Ambos vão ao templo e, na oração, cada um deles revela sua vida e seus sentimentos.

 

“farisaísmo” é subir no pedestal do “legalismo”, distanciando-se do amor e da misericórdia de Deus; com isso, cai no orgulho religioso e é incapaz de converter-se a Deus no seu íntimo. A oração do fariseu submete Deus a si mesmo, cobrando o prêmio pelas boas ações. Agradece, não porque se sinta amado por Deus. Seu louvor e agradecimento é apenas um pretexto para louvar a si próprio, inflar o próprio ego.

 

salvação que esperamos não é fruto de nosso trabalho e penitência, de nossa prática legal e de nossas virtudes. Ela é puro dom de Deus, divino presente de seu coração de Pai. Só nos resta acolhê-la em atitude de humilde gratidão.

 

Na sua autossuficiência e com sua oração um tanto blasfema, o fariseu está aí, de pé, para dar espetáculo, aguardando o aplauso da plateia. O publicano, no entanto, nos revela que basta redescobrir o caminho da humildade (do húmus), bem no fundo de nós mesmos: este é o lugar da oração. A humildade é a porta para sair de um coração fechado em si mesmo e de um viver autorreferencial. 

 

A palavra latina “humildade” está relacionada com “húmus”, com a terra.
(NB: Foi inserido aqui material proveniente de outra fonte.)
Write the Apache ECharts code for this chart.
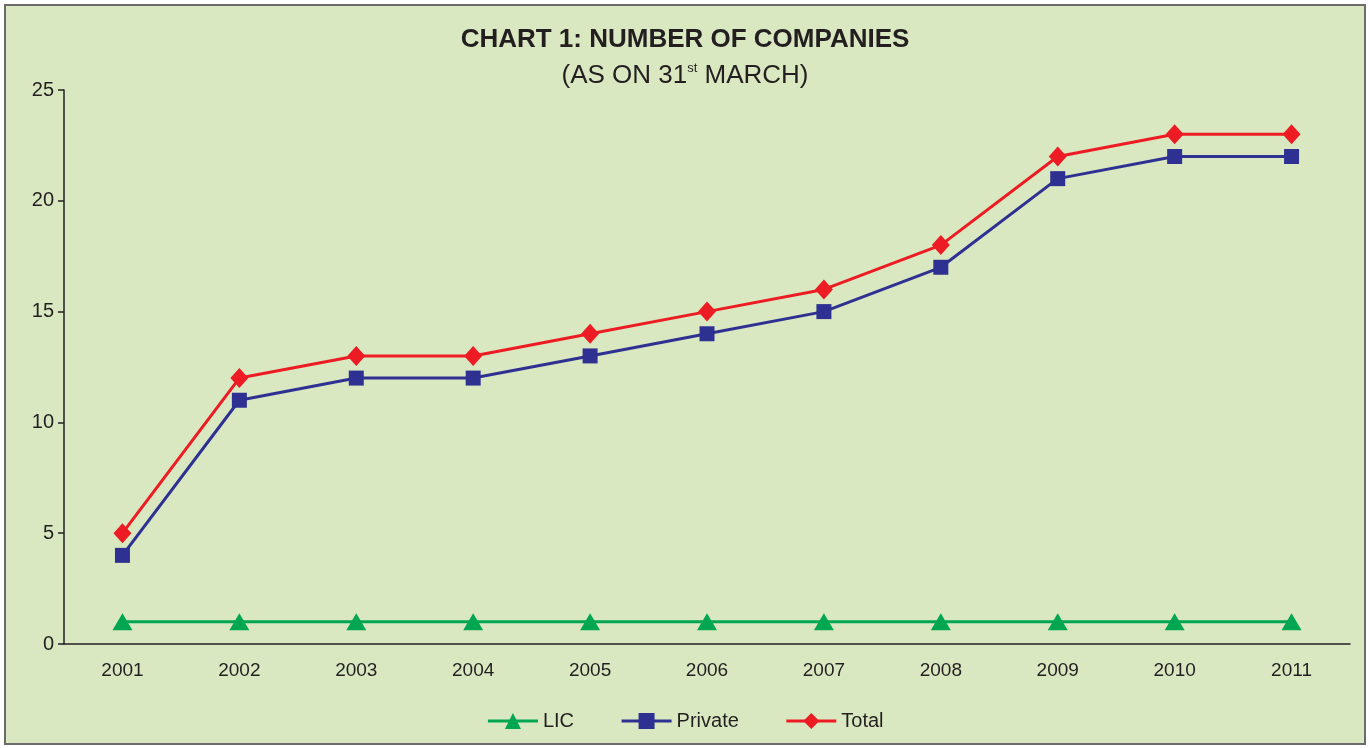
<!DOCTYPE html>
<html><head><meta charset="utf-8">
<script src="https://cdn.jsdelivr.net/npm/echarts@6/dist/echarts.min.js"></script>
<style>html,body{margin:0;padding:0;background:#fff;}#c{width:1370px;height:748px;}</style>
</head><body><div id="c"></div>
<script>
var years = ['2001','2002','2003','2004','2005','2006','2007','2008','2009','2010','2011'];
var lic = [1,1,1,1,1,1,1,1,1,1,1];
var privateCos = [4,11,12,12,13,14,15,17,21,22,22];
var total = [5,12,13,13,14,15,16,18,22,23,23];
var yTicks = [0,5,10,15,20,25];

var font = '"Liberation Sans Narrow", "Liberation Sans", Arial, sans-serif';
var chart = echarts.init(document.getElementById('c'));
chart.setOption({
  animation:false,
  graphic:[{type:'rect',z:-10,shape:{x:5,y:5,width:1360,height:739},style:{fill:'#d9e8c0',stroke:'#6b6b6b',lineWidth:2}}],
  title:{
    text:'CHART 1: NUMBER OF COMPANIES',
    subtext:'{a|(AS ON 31}{s|st}{a| MARCH)}',
    left:'center', top:22, itemGap:9,
    textStyle:{fontFamily:font,fontWeight:'bold',fontSize:26,color:'#231f20'},
    subtextStyle:{rich:{a:{fontFamily:font,fontSize:26,color:'#231f20',verticalAlign:'bottom'},s:{fontFamily:font,fontSize:13,color:'#231f20',verticalAlign:'top',padding:[0,0,14,0]}}}
  },
  legend:{
    bottom:12, left:'center', itemWidth:50, itemHeight:20, itemGap:46,
    lineStyle:{width:3},
    textStyle:{fontFamily:font,fontSize:20,color:'#231f20'},
    data:['LIC','Private','Total']
  },
  grid:{left:64,right:20,top:90,bottom:104},
  xAxis:{type:'category',data:years,boundaryGap:true,
    axisLine:{lineStyle:{color:'#231f20',width:1.5}},
    axisTick:{length:8,lineStyle:{color:'#231f20',width:1.5}},
    axisLabel:{fontFamily:font,fontSize:19,color:'#231f20',margin:17}},
  yAxis:{type:'value',min:0,max:25,interval:5,
    splitLine:{show:false},
    axisLine:{show:true,lineStyle:{color:'#231f20',width:1.5}},
    axisTick:{show:true,length:6,lineStyle:{color:'#231f20',width:1.5}},
    axisLabel:{fontFamily:font,fontSize:20,color:'#231f20',margin:10,
      formatter:function(v){return yTicks.indexOf(v)>=0?String(v):'';}}},
  series:[
    {name:'LIC',type:'line',data:lic,symbol:'triangle',symbolSize:[20,17],lineStyle:{color:'#00a651',width:3},itemStyle:{color:'#00a651'}},
    {name:'Private',type:'line',data:privateCos,symbol:'rect',symbolSize:15,lineStyle:{color:'#2e3192',width:3},itemStyle:{color:'#2e3192'}},
    {name:'Total',type:'line',data:total,symbol:'diamond',symbolSize:[18,20],lineStyle:{color:'#ed1c24',width:3},itemStyle:{color:'#ed1c24'}}
  ]
});
</script></body></html>
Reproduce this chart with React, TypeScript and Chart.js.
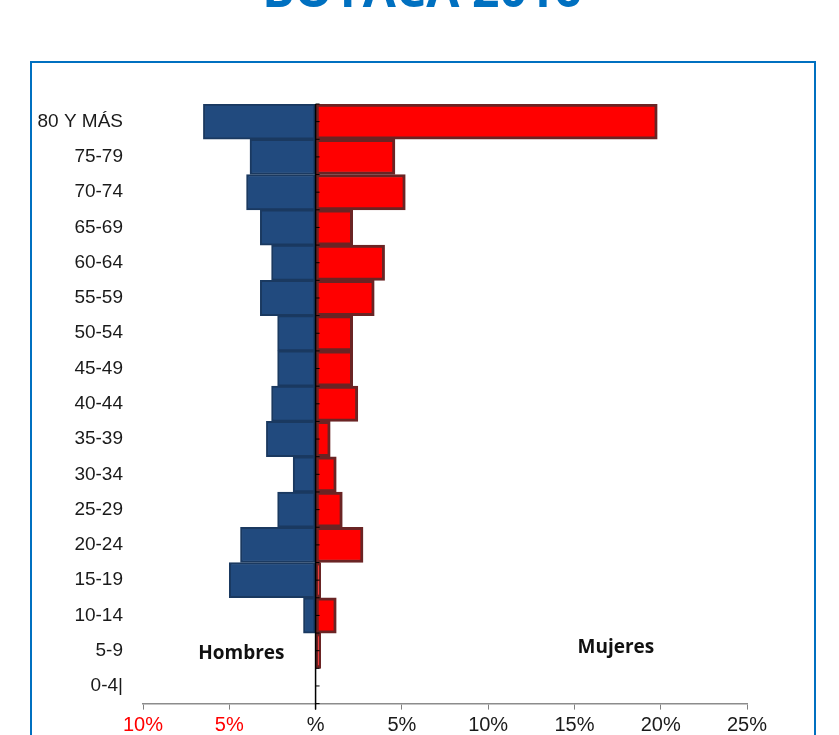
import React, { useEffect, useRef } from "react";
import { Chart, registerables } from "chart.js";

Chart.register(...registerables);

const categories = ["80 Y MÁS", "75-79", "70-74", "65-69", "60-64", "55-59", "50-54", "45-49", "40-44", "35-39", "30-34", "25-29", "20-24", "15-19", "10-14", "5-9", "0-4|"];
const hombres = [6.5, 3.8, 4.0, 3.2, 2.55, 3.2, 2.2, 2.2, 2.55, 2.85, 1.3, 2.2, 4.35, 5.0, 0.7, 0, 0];
const mujeres = [19.8, 4.6, 5.2, 2.15, 4.0, 3.4, 2.15, 2.15, 2.45, 0.85, 1.2, 1.55, 2.75, 0.3, 1.2, 0.3, 0];
const xTicksMin = -10;
const xTicksMax = 25;
const xStep = 5;
const titulo = "BOYACÁ 2016";
const etiquetaHombres = "Hombres";
const etiquetaMujeres = "Mujeres";

const decorPlugin = {
  id: "decor",
  beforeDraw(chart: any) {
    const ctx = chart.ctx;
    ctx.save();
    ctx.fillStyle = "#ffffff";
    ctx.fillRect(0, 0, chart.width, chart.height);
    // frame
    ctx.strokeStyle = "#0070C0";
    ctx.lineWidth = 2;
    ctx.strokeRect(31, 62, 784, 700);
    // title
    ctx.fillStyle = "#0070C0";
    ctx.font = "bold 48px 'Open Sans', sans-serif";
    ctx.textAlign = "center";
    ctx.textBaseline = "alphabetic";
    ctx.fillText(titulo, 422, 7);
    ctx.restore();
  },
  afterDatasetsDraw(chart: any) {
    const ctx = chart.ctx;
    const xs = chart.scales.x;
    const ys = chart.scales.y;
    const x0 = xs.getPixelForValue(0);
    const area = chart.chartArea;
    ctx.save();
    // zero line
    ctx.strokeStyle = "#000000";
    ctx.lineWidth = 1.5;
    ctx.beginPath();
    ctx.moveTo(x0, area.top);
    ctx.lineTo(x0, area.bottom + 6);
    ctx.stroke();
    // small ticks on zero line
    const band = (area.bottom - area.top) / categories.length;
    ctx.lineWidth = 1;
    for (let i = 0; i <= categories.length * 2; i++) {
      const y = area.top + (i * band) / 2;
      ctx.beginPath();
      ctx.moveTo(x0, y);
      ctx.lineTo(x0 + 4, y);
      ctx.stroke();
    }
    // annotations
    ctx.fillStyle = "#111111";
    ctx.font = "bold 19px 'Open Sans', sans-serif";
    ctx.textAlign = "center";
    ctx.textBaseline = "alphabetic";
    const y59 = ys.getPixelForValue(15);
    ctx.fillText(etiquetaHombres, xs.getPixelForValue(-4.3), y59 + 8);
    ctx.fillText(etiquetaMujeres, xs.getPixelForValue(17.4), y59 + 2);
    ctx.restore();
  },
};

export default function App() {
  const ref = useRef<HTMLCanvasElement | null>(null);
  useEffect(() => {
    if (!ref.current) return;
    Chart.defaults.font.family = "'Liberation Sans', Arial, sans-serif";
    const chart = new Chart(ref.current, {
      type: "bar",
      data: {
        labels: categories,
        datasets: [
          {
            label: "Hombres",
            data: hombres.map((v) => -v),
            backgroundColor: "#214A7E",
            borderColor: "#1A3960",
            borderWidth: 2,
            borderSkipped: false,
            barPercentage: 1,
            categoryPercentage: 1,
          },
          {
            label: "Mujeres",
            data: mujeres,
            backgroundColor: "#FF0000",
            borderColor: "#6A2424",
            borderWidth: 3,
            borderSkipped: false,
            barPercentage: 1,
            categoryPercentage: 1,
          },
        ],
      },
      options: {
        indexAxis: "y",
        animation: false,
        responsive: true,
        maintainAspectRatio: false,
        layout: { padding: { top: 104, right: 92, bottom: 0, left: 0 } },
        plugins: { legend: { display: false }, tooltip: { enabled: false }, title: { display: false } },
        scales: {
          x: {
            stacked: true,
            min: xTicksMin,
            max: xTicksMax,
            ticks: {
              stepSize: xStep,
              padding: 4,
              font: { size: 20 },
              color: (c: any) => (c.tick && c.tick.value < 0 ? "#FF0000" : "#1a1a1a"),
              callback: (v: any) => (Number(v) === 0 ? "%" : Math.abs(Number(v)) + "%"),
            },
            grid: {
              drawOnChartArea: false,
              drawTicks: true,
              tickLength: 6,
              tickColor: (c: any) => (c.tick && c.tick.value === 0 ? "#000000" : "#808080"),
            },
            border: { display: true, color: "#8c8c8c", width: 1.5 },
            afterFit: (s: any) => {
              s.height = 28;
            },
          },
          y: {
            stacked: true,
            ticks: { font: { size: 19 }, color: "#1a1a1a", padding: 20 },
            grid: { display: false, drawTicks: false },
            border: { display: false },
            afterFit: (s: any) => {
              s.width = 143;
            },
          },
        },
      },
      plugins: [decorPlugin],
    });
    return () => chart.destroy();
  }, []);
  return (
    <div style={{ position: "absolute", left: 0, top: 0, width: 839, height: 735 }}>
      <canvas ref={ref} />
    </div>
  );
}
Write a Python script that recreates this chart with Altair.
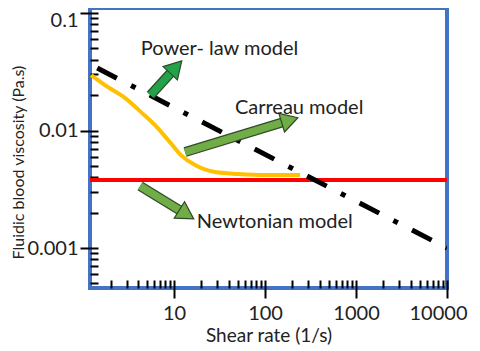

Ser “humano” é reconhecer-se terroso, argiloso; é por essa razão que somos todos irmãos já que somos todos feitos de argila beijada por Deus. Somente o humilde, abraçar com gratidão o seu húmus, sua humanidade, sua fragilidade, sua sombra, experimentando com gratidão o Deus de Jesus.

 

Em cada santo dorme um pecador, e não reconhecer isso conduz ao farisaísmo e ao moralismo; mas em todo pecador dorme também um santo, e não o perceber supõe um empobrecimento humano, desesperança e vazio.

 

O perfeccionista, o ser humano puro e sem defeitos, não existe. É Deus que vem gratuitamente a nós. O caminhopara Deus passa pela limitação e a fragilidade, pelo fracasso e pela decepção consigo mesmo. Quem se exalta a si mesmo, mais cedo ou mais tarde terá de confrontar-se com suas “sombras”, e tomar consciência de sua condição humana e terrena, de seu “húmus”.

 

Quem mergulha em sua condição humana e terrena e se reconcilia com ela, este sim, está “subindo” para Deus, faz a experiência do encontro com o Deus verdadeiro.

 

Na parábola mencionada, os dois personagens correspondem a dois aspectos de nossa própria pessoa. Em cada um de nós há um eu prepotente, que se considera justo, e “outro eu” pobre, limitado e envergonhado da sua realidade, mas confiante no amor gratuito de Deus. Quem abraça sua frágil realidade, começa a viver em gratuidade e em gratidão. Deus é bom!

 

É justamente a partir da consciência de nossa pobreza e que poderemos nos abrir à experiência da gratuidade da graça divina.

 

Segundo a espiritualidade que parte do “chão da vida”, ali pode estar a maior de todas as chances, ali pode estar também nosso tesouro. É ali que entramos em contato com nossa verdadeira essência. E é ali que alguma coisa poderá ganhar vida e desabrochar.

 

Dorotéo de Gaza disse certa vez: “Teu entulho seja teu melhor pedagogo”. Onde caímos e nos deparamos com nossas fraquezas pessoais é que nos tornamos abertos para Deus. Na nossa fraqueza Deus se faz presente e os anima.Deus nos educa também através de nossos fracassos e escombros.

 

Este é o caminho da espiritualidade que brota do húmus: descobrir novas possibilidades de vida e de encontro com Deus. O Amor de Deus se mistura com nosso pobre amor, de modo que os dois se tornam um.

 

Eis a verdadeira espiritualidade!   

 

 

Um comentário:

  1. Muito bom o Adroaldo. Está citação de Doroteo de Gaza é muito significativa: "que teu entulho seja teu pedagogo".